ICA to launch electronic arrival card for foreign visitors to Singapore after three-month trial

The electronic arrival card will be available in various languages, and those travelling in families or small groups can choose to make a one-time group submission. PHOTO: ST FILE

SINGAPORE - The Immigration and Checkpoints Authority (ICA) will be launching an electronic arrival card that will eventually replace the paper-based disembarkation/embarkation card that foreign visitors are currently required to submit on arrival, said the authority in a statement on Wednesday (Oct 3).

To ensure smooth implementation of the new electronic arrival card, a trial will be conducted by the ICA for foreign visitors for three months from Thursday.

The trial will be conducted at most of the air, land and sea checkpoints such as the Woodlands and Tuas checkpoints, Changi Airport and the four cruise/ferry terminals.

During the trial period, foreign visitors who arrive at these checkpoints but have not yet completed the paper-based disembarkation/embarkation card may be approached by ICA officers to participate in the trial and provide feedback.

The trial will not affect Singaporeans, permanent residents and long-term pass holders (such as students and workers) returning to Singapore, as they do not need to submit any disembarkation/embarkation card.

More details of the implementation of the system will be announced at a later date, after the trial is completed.

When the electronic arrival card is fully implemented, travellers can submit their personal information and trip details through the ICA website or via a mobile application before arriving in Singapore.

The travellers will then need to produce only their passports for immigration clearance upon arrival.

Currently, the card contains information such as details of the traveller's flight to Singapore, his intended length of stay and where he will be staying. These details will still be required under the new electronic card.

The electronic arrival card will be available in various languages, and those travelling in families or small groups can choose to make a one-time group submission.

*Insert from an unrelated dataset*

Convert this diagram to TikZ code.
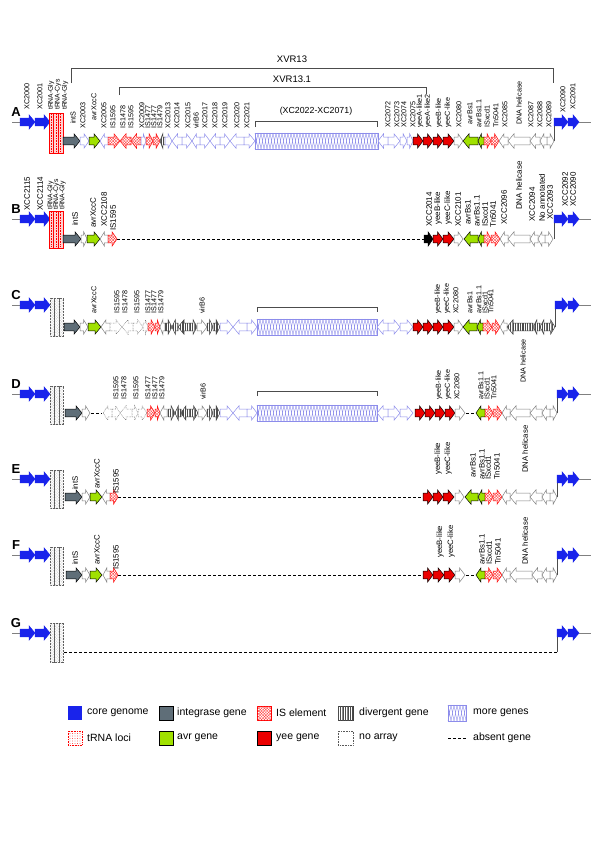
\documentclass[tikz,border=0pt]{standalone}
\usepackage{fontspec}
\setmainfont{Liberation Sans}
\usetikzlibrary{patterns,patterns.meta}
\definecolor{coreblue}{RGB}{25,35,235}
\definecolor{intgray}{RGB}{95,110,120}
\definecolor{avrgreen}{RGB}{160,225,0}
\definecolor{yeered}{RGB}{235,0,0}
\definecolor{lbblue}{RGB}{140,140,235}
\newcounter{lc}
\def\lfs{7}
\newcommand\gn[4][]{%
  \pgfmathsetmacro\gnd{(#3)-(#2)}%
  \pgfmathsetmacro\gnh{(#3)-ifthenelse(abs(\gnd)<11,0.55*\gnd,6*sign(\gnd))}%
  \draw[gene,#1] (#2,#4-3.8) -- (\gnh,#4-3.8) -- (\gnh,#4-7.2) -- (#3,#4) -- (\gnh,#4+7.2) -- (\gnh,#4+3.8) -- (#2,#4+3.8) -- cycle;}
\newcommand\lab[3]{\stepcounter{lc}\node[lbl] (lab\thelc) at (#1,#2) {#3};}
\newcommand\moregenes[3]{%
  \pgfmathtruncatemacro\mgn{((#2)-(#1))/3-1}%
  \foreach \i in {0,...,\mgn}{\draw[lbblue,line width=0.4pt] ({#1+3*\i},#3-8) -- ({#1+3*\i+3},#3+8) ({#1+3*\i},#3+8) -- ({#1+3*\i+3},#3-8);}%
  \draw[lbblue,line width=0.5pt] (#1,#3-8) rectangle (#2,#3+8);}
\newcommand\trnabox[3]{%
  \foreach \k in {0,1,2}{\draw[red,fill=red!18,line width=0.6pt] ({#1+\k*4.67},#2) rectangle ({#1+\k*4.67+4.67},#3);
    \draw[red,densely dotted,line width=0.6pt] ({#1+\k*4.67+2.33},#2+1) -- ({#1+\k*4.67+2.33},#3-1);}}
\newcommand\noarray[3]{%
  \foreach \k in {0,1,2}{\draw[gray!70!black,densely dotted,line width=0.5pt,postaction={pattern={Lines[angle=60,distance=1.4pt,line width=0.3pt]},pattern color=gray!80}] ({#1+\k*4.5},#2) rectangle ({#1+\k*4.5+4.5},#3);}}
\newcommand\corerow[4]{% letter, core y, gene y, right x
  \node[letter] (let#1) at (16,#2-10) {#1};
  \draw[gray,line width=0.5pt] (12,#2) -- (20,#2);
  \gn[gcore]{20}{35}{#2}\gn[gcore]{35}{50}{#2}
  \draw[gray!60!black,line width=0.6pt] (#4,#3) -- (#4,#2);
  \gn[gcore]{#4}{568}{#2}\gn[gcore]{568}{579}{#2}
  \draw[gray,line width=0.5pt] (579,#2) -- (591,#2);}
\begin{document}
\begin{tikzpicture}[x=1pt,y=-1pt,
  gene/.style={line width=0.5pt,line join=miter},
  gcore/.style={fill=coreblue,draw=coreblue},
  gint/.style={fill=intgray,draw=black},
  gavr/.style={fill=avrgreen,draw=black},
  gyee/.style={fill=yeered,draw=black},
  gblk/.style={fill=black,draw=black},
  gwh/.style={fill=white,draw=gray},
  glb/.style={fill=white,draw=lbblue},
  gdot/.style={fill=white,draw=gray!70!black,densely dotted},
  gis/.style={fill=white,draw=red,postaction={pattern={Lines[angle=45,distance=2pt,line width=0.3pt]},pattern color=red!85},postaction={pattern={Lines[angle=-45,distance=2pt,line width=0.3pt]},pattern color=red!85}},
  gdiv/.style={fill=white,draw=black!75,postaction={pattern={Lines[angle=90,distance=1.7pt,line width=0.35pt]},pattern color=black!70}},
  lbl/.style={rotate=90,anchor=west,inner sep=0pt,font=\fontsize{\lfs}{\lfs}\selectfont},
  letter/.style={font=\fontsize{13}{13}\selectfont\bfseries,inner sep=0pt},
  absent/.style={dash pattern=on 3pt off 2pt,line width=0.7pt},
  brk/.style={draw=gray!60!black,line width=0.6pt},
  legtext/.style={anchor=west,inner sep=0pt,font=\fontsize{10.5}{11}\selectfont}]
\useasboundingbox (0,0) rectangle (600,851);
\fill[white] (0,0) rectangle (600,851);

% ---------- brackets row A
\draw[brk] (71,83) -- (71,68) -- (553,68) -- (553,83);
\node[font=\fontsize{9.5}{10}\selectfont] (xvr13) at (292,59) {XVR13};
\draw[brk] (119,95) -- (119,87) -- (426,87) -- (426,94);
\node[font=\fontsize{9.5}{10}\selectfont] (xvr131) at (292,79) {XVR13.1};
\draw[brk] (255,127) -- (255,121) -- (377,121) -- (377,127);
\node[font=\fontsize{8.8}{9}\selectfont] (brA) at (316,111) {(XC2022-XC2071)};

% ---------- Row A
\def\lfs{6.8}
\foreach \x/\y/\t in {51/110/tRNA-Gly, 58/110/tRNA-Cys, 65/110/tRNA-Gly}{\lab{\x}{\y}{\t}}
\def\lfs{7.2}
\corerow{A}{122}{141}{554}
\trnabox{49}{113}{153}
\moregenes{255}{378}{141}
\foreach \s/\a/\b in {gint/63/80, glb/80/89, gavr/89/100, glb/108/100, gis/108/120, gis/131/120, gis/141/131, glb/141/146, gis/146/153, gis/153/160, gdiv/165/160, glb/165/172, glb/182/172, glb/182/192, glb/200/192, glb/200/210, glb/220/210, glb/220/230, glb/244/230, glb/244/255, glb/388/378, glb/388/400, glb/400/407, glb/407/413, gyee/413/423, gyee/423/433, gyee/433/443, gyee/443/454, gwh/454/463, gavr/478/463, gavr/484/478, gis/484/491, gis/491/499, gwh/508/499, gwh/530/508, gwh/540/530, gwh/547/540, gwh/547/554}{\gn[\s]{\a}{\b}{141}}
\foreach \x/\y/\t in {27/110/XC2000, 40/110/XC2001, 73/124/intS, 83/129/XC2003, 94/121/avrXccC, 104/129/XC2005, 113/129/IS1595, 123/129/IS1478, 131/129/IS1595, 142/129/XC2009, 148/129/IS1477, 154/129/IS1477, 160/129/IS1479, 168/129/XC2013, 177/129/XC2014, 188/129/XC2015, 196/129/virB6, 205/129/XC2017, 215/129/XC2018, 225/129/XC2019, 237/129/XC2020, 247/129/XC2021, 388/128/XC2072, 397/128/XC2073, 404/128/XC2074, 413/128/XC2075, 420/128/yeeA-like1, 428/128/yeeA-like2, 439/128/yeeB-like, 448/128/yeeC-like, 459/128/XC2080, 470/125/avrBs1, 479/128/avrBs1.1, 487/128/ISxcd1, 496/128/Tn5041, 505/128/XC2085, 519/125/DNA helicase, 531/128/XC2087, 540/128/XC2088, 549/128/XC2089, 563/113/XC2090, 573/110/XC2091}{\lab{\x}{\y}{\t}}

% ---------- Row B
\def\lfs{6.8}
\foreach \x/\y/\t in {50.5/210/tRNA-Gly, 56.5/210/tRNA-Cys, 62.5/210/tRNA-Gly}{\lab{\x}{\y}{\t}}
\def\lfs{8}
\corerow{B}{219}{239}{554}
\trnabox{49}{211}{248}
\draw[absent] (117,239) -- (424,239);
\foreach \s/\a/\b in {gint/63/81, gwh/81/87, gavr/87/100, gwh/108/100, gis/108/117, gblk/424/433, gyee/433/443, gyee/443/454, gwh/454/463, gavr/478/464, gavr/484/478, gis/484/491, gis/491/500, gwh/508/500, gwh/530/508, gwh/538/530, gwh/545/538, gwh/545/553}{\gn[\s]{\a}{\b}{239}}
\foreach \x/\y/\t in {27/211/XCC2115, 40/211/XCC2114, 75/226/intS, 93/228/avrXccC, 104/227/XCC2108, 113/231/IS1595, 429/227/XCC2014, 438/225/yeeB-like, 448/225/yeeC-like, 458/227/XCC2101, 468/225/avrBs1, 477/227/avrBs1.1, 485/227/ISxcd1, 493/228/Tn5041, 504/225/XCC2096, 519/210/DNA helicase, 532/222/XCC2094, 542/222/No annotated, 550/220/XCC2093, 565/207/XCC2092, 573/207/XCC2090}{\lab{\x}{\y}{\t}}

% ---------- Row C
\def\lfs{7.2}
\corerow{C}{305}{327}{555}
\noarray{50}{298}{336}
\draw[brk] (257,312) -- (257,307) -- (377,307) -- (377,312);
\moregenes{257}{377}{327}
\foreach \s/\a/\b in {gint/64/80, gwh/80/88, gavr/88/101, gwh/110/101, gdot/110/122, gdot/133/122, gdot/133/143, gdot/143/148, gis/148/155, gis/155/160, gwh/165/160, gdiv/165/172, gdiv/178/172, gdiv/190/178, gdiv/190/197, gwh/197/207, gdiv/207/213, gdiv/213/220, glb/220/233, glb/247/233, glb/247/257, glb/388/377, glb/388/400, glb/400/413, gyee/413/423, gyee/423/433, gyee/433/443, gyee/443/454, gwh/454/463, gavr/477/463, gavr/483/477, gis/483/492, gis/492/500, gwh/507/500, gdiv/533/507, gdiv/540/533, gdiv/547/540, gdiv/547/555}{\gn[\s]{\a}{\b}{327}}
\foreach \x/\y/\t in {94/314/avrXccC, 117/314/IS1595, 125/314/IS1478, 137/314/IS1595, 148/314/IS1477, 154/314/IS1477, 161/314/IS1479, 202/314/virB6, 438/314/yeeB-like, 447/314/yeeC-like, 456/314/XC2080, 470/314/avrBs1, 479/314/avrBs1.1, 485/314/ISxcd1, 491/314/Tn5041}{\lab{\x}{\y}{\t}}

% ---------- Row D
\corerow{D}{394}{413}{557}
\noarray{50}{386}{424}
\draw[brk] (257,396) -- (257,391) -- (377,391) -- (377,396);
\moregenes{257}{377}{413}
\draw[absent] (91,413) -- (102,413);
\draw[absent] (466,413) -- (476,413);
\foreach \s/\a/\b in {gint/65/82, gwh/82/90, gdot/112/103, gdot/112/120, gdot/132/120, gdot/132/138, gdot/138/147, gis/147/155, gis/155/160, gwh/167/160, gdiv/168/175, gdiv/181/175, gdiv/190/181, gdiv/190/198, gwh/198/207, gdiv/207/213, gdiv/213/220, glb/220/233, glb/247/233, glb/247/257, glb/388/377, glb/388/400, glb/400/413, gyee/415/425, gyee/425/435, gyee/435/445, gyee/445/455, gwh/455/465, gavr/485/476, gis/485/493, gis/493/502, gwh/510/502, gwh/530/510, gwh/542/530, gwh/550/542, gwh/550/557}{\gn[\s]{\a}{\b}{413}}
\foreach \x/\y/\t in {116/400/IS1595, 124/400/IS1478, 136/400/IS1595, 148/400/IS1477, 155/400/IS1477, 162/400/IS1479, 203/400/virB6, 439/400/yeeB-like, 448/400/yeeC-like, 457/400/XC2080, 481/400/avrBs1.1, 487/400/ISxcd1, 494/400/Tn5041, 523/383/DNA helicase}{\lab{\x}{\y}{\t}}

% ---------- Row E
\def\lfs{7.8}
\corerow{E}{479}{497}{557}
\noarray{50}{470}{508}
\draw[absent] (118,497) -- (423,497);
\foreach \s/\a/\b in {gint/65/82, gwh/82/90, gavr/90/102, gwh/110/102, gis/110/118, gyee/423/433, gyee/433/443, gyee/443/454, gwh/455/464, gavr/478/465, gavr/485/478, gis/485/493, gis/493/502, gwh/510/502, gwh/530/510, gwh/542/530, gwh/550/542, gwh/550/557}{\gn[\s]{\a}{\b}{497}}
\foreach \x/\y/\t in {75/490/intS, 97/489/avrXccC, 116/494/IS1595, 438/475/yeeB-like, 448/475/yeeC-like, 473/478/avrBs1, 482/480/avrBs1.1, 488/480/ISxcd1, 497/480/Tn5041, 525/473/DNA helicase}{\lab{\x}{\y}{\t}}

% ---------- Row F
\corerow{F}{555}{575}{557}
\noarray{50}{547}{585}
\draw[absent] (118,575) -- (423,575);
\draw[absent] (466,575) -- (476,575);
\foreach \s/\a/\b in {gint/66/82, gwh/82/90, gavr/90/102, gwh/110/103, gis/110/118, gyee/423/433, gyee/433/444, gyee/444/455, gwh/455/465, gavr/485/476, gis/485/493, gis/493/502, gwh/510/502, gwh/532/510, gwh/542/532, gwh/550/542, gwh/550/557}{\gn[\s]{\a}{\b}{575}}
\foreach \x/\y/\t in {75/565/intS, 97/565/avrXccC, 116/570/IS1595, 440/558/yeeB-like, 451/558/yeeC-like, 482/565/avrBs1.1, 489/565/ISxcd1, 498/565/Tn5041, 525/565/DNA helicase}{\lab{\x}{\y}{\t}}

% ---------- Row G
\corerow{G}{633}{652}{557}
\noarray{50}{623}{662}
\draw[absent] (64,652) -- (557,652);

% ---------- Legend
\fill[coreblue] (68,706) rectangle (82,720);
\node[legtext] (l1) at (87,713) {core genome};
\draw[fill=intgray,draw=black,line width=0.6pt] (159,706) rectangle (173,720);
\node[legtext] (l2) at (177,713) {integrase gene};
\draw[gis] (257,706) rectangle (271,720);
\node[legtext] (l3) at (276,713) {IS element};
\draw[gdiv] (338,706) rectangle (353,720);
\node[legtext] (l4) at (359,713) {divergent gene};
\moregenes{448}{466}{713}
\node[legtext] (l5) at (473,713) {more genes};
\draw[red,densely dotted,line width=0.6pt,postaction={pattern={Dots[distance=2.5pt,radius=0.35pt]},pattern color=red}] (68,731) rectangle (82,745);
\node[legtext] (l6) at (87,738) {tRNA loci};
\draw[fill=avrgreen,draw=black,line width=0.6pt] (159,731) rectangle (173,745);
\node[legtext] (l7) at (177,738) {avr gene};
\draw[fill=yeered,draw=black,line width=0.6pt] (257,731) rectangle (271,745);
\node[legtext] (l8) at (276,738) {yee gene};
\draw[gray!70!black,densely dotted,line width=0.6pt] (338,731) rectangle (353,745);
\node[legtext] (l9) at (359,738) {no array};
\draw[absent] (448,738) -- (467,738);
\node[legtext] (l10) at (473,738) {absent gene};
\end{tikzpicture}
\end{document}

Some information such as last port of embarkation as well as address in Singapore will be automatically replicated for all in the group.

The mobile app will also save information from previous trips for use during the next trip to Singapore.

"The electronic arrival card will enhance operational efficiency and is a significant step towards ICA's vision of paperless immigration clearance, and save up to 48 million paper-based disembarkation/embarkation cards a year," said the authority.

ICA said that it studied and took into consideration the practice and experience of countries that have implemented a similar model of the electronic arrival card, as part of the authority's conceptualisation and design process.

Mr Duong Dat, 23, a software engineer from Vietnam who visits Singapore once or twice a year to meet friends, said an electronic arrival card would be great, as it will reduce the waiting time at arrival.

He added that it will also remove the last-minute scramble for him to fill up the information. "Sometimes my itinerary information is not available if I have no Internet connection (on the plane) and I have to write it down at the airport."

Bruneian Hana Latiff, 24, who visited Singapore twice this year for youth programmes, is happy that the paper use will be reduced.

She also noted that the data-saving feature will be handy as she would not have to fill the form every time.

But Ms Hana, an administrative staff, added: "I might be concerned (about going online), as I am not sure how secure my data will be."

The move is part of a series of recent high-tech measures by ICA.

Earlier this year, X-ray imaging scanners were introduced at the Tuas Checkpoint to better detect components on buses and vans that have been modified or contain explosives.

A new Web portal called MyICA was also launched by the authority in June to make renewing and applying for a new Singapore passport easier.

In August this year, eye-scan trials were rolled out for Singaporeans and permanent residents at Woodlands and Tuas checkpoints, and Tanah Merah Ferry Terminal. The trial involves officers scanning travellers' iris images in addition to fingerprint verification.